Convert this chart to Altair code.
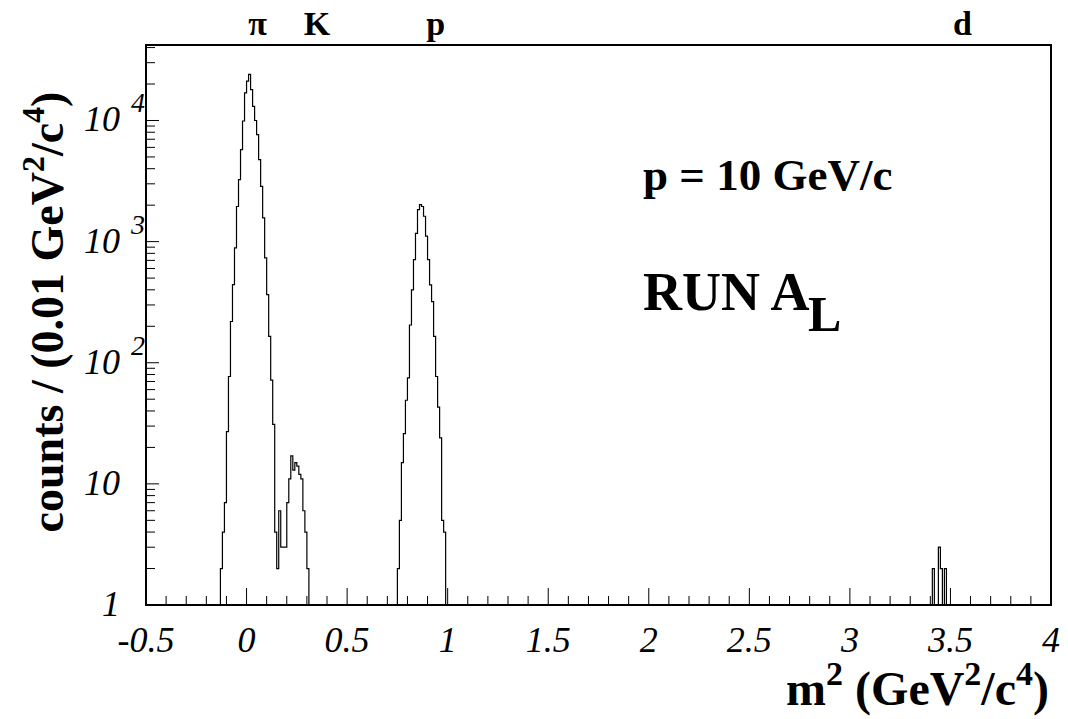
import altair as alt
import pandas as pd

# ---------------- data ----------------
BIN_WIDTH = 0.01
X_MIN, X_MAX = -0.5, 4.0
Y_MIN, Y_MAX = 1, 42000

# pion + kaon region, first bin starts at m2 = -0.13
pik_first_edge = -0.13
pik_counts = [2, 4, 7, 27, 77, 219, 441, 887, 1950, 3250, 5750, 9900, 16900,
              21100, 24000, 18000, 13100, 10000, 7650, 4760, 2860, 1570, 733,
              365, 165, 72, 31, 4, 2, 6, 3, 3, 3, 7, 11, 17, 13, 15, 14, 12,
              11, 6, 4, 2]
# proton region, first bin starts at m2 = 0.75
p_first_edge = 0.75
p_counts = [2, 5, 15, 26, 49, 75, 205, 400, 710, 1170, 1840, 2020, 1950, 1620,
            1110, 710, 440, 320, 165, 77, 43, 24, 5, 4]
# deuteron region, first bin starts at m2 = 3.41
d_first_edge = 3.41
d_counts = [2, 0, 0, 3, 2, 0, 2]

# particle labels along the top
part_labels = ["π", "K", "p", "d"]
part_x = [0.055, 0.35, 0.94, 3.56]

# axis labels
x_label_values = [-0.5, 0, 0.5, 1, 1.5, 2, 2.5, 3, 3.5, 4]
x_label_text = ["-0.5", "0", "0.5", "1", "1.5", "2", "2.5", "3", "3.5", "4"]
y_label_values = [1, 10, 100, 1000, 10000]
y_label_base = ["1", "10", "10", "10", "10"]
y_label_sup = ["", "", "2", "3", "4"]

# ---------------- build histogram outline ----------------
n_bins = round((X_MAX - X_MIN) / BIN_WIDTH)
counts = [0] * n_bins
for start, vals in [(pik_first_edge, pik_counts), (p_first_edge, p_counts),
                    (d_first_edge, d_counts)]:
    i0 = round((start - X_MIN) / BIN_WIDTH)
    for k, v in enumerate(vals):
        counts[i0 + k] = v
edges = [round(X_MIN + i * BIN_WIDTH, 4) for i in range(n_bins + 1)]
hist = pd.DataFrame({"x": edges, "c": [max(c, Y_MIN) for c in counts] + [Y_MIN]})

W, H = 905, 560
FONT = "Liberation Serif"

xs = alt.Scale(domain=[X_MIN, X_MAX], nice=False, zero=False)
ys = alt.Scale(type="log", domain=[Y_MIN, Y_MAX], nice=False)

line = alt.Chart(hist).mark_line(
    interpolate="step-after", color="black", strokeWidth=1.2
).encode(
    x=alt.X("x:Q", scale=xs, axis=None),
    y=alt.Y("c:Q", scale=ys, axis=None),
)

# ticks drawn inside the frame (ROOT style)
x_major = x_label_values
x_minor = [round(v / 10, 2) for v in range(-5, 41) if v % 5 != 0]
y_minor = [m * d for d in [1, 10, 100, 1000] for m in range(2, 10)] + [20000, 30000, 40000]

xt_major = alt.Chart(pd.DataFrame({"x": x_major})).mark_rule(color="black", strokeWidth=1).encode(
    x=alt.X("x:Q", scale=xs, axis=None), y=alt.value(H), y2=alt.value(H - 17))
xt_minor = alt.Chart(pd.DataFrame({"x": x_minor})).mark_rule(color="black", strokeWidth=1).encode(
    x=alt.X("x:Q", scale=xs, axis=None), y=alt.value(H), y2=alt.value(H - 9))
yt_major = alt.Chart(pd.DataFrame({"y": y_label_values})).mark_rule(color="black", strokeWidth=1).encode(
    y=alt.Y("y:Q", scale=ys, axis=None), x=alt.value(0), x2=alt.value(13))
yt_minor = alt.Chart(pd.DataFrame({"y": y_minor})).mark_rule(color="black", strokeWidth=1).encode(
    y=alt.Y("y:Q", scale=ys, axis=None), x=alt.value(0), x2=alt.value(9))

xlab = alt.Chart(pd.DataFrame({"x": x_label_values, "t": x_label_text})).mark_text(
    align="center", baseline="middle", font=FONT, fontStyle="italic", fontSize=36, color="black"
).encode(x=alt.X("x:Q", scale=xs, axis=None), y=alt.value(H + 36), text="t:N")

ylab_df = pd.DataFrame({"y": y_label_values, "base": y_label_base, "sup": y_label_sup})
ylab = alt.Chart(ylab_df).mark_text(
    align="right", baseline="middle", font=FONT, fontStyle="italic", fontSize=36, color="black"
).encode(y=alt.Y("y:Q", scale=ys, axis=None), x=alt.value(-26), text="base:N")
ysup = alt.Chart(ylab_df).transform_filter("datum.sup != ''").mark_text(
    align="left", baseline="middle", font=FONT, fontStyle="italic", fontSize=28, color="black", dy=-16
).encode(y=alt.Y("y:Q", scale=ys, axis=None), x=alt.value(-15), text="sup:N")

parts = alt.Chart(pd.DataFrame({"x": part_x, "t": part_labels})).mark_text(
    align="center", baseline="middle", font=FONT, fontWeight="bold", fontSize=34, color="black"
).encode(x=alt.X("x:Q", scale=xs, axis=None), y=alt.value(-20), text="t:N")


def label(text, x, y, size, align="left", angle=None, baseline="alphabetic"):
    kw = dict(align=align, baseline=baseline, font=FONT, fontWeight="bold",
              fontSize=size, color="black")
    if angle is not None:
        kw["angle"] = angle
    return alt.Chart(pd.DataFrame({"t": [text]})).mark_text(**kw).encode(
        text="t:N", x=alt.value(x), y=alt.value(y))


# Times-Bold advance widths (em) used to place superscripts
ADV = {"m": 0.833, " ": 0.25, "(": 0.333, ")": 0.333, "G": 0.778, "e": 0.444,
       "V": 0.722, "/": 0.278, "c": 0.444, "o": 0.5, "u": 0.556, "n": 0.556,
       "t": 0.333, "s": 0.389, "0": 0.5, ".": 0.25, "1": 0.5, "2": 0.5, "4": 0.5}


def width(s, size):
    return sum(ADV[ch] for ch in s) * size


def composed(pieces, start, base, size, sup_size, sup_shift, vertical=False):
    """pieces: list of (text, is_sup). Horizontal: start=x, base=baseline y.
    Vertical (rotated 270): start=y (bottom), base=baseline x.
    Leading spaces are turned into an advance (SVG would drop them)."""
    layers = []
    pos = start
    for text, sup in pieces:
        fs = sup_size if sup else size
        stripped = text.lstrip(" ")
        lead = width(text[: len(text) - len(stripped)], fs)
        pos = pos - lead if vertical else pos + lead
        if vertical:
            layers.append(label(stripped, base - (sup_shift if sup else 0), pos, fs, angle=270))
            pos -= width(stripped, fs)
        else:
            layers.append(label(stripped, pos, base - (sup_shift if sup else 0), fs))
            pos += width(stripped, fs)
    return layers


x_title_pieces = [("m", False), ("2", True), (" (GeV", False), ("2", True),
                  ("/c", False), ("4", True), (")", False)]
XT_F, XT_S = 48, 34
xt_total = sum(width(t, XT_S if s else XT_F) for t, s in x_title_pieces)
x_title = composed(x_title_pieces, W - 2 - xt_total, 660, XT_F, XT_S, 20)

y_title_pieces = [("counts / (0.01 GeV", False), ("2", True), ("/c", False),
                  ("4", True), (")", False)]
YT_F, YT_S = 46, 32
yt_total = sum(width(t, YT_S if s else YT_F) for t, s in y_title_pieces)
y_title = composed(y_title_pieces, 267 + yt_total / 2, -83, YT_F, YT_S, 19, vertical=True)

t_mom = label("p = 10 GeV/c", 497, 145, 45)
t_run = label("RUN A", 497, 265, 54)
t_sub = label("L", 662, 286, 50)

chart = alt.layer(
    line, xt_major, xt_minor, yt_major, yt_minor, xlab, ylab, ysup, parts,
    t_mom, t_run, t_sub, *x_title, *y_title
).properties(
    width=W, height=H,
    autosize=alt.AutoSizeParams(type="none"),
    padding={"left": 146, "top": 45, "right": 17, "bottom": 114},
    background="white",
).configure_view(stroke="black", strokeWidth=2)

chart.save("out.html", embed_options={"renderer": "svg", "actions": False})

[Task prompt] Leave out the pictures. Transcribe only the lines above, from the first through the one that contains "Y_MIN, Y_MAX = 1, 42000".

[Exercise response]
Convert this chart to Altair code.
import altair as alt
import pandas as pd

# ---------------- data ----------------
BIN_WIDTH = 0.01
X_MIN, X_MAX = -0.5, 4.0
Y_MIN, Y_MAX = 1, 42000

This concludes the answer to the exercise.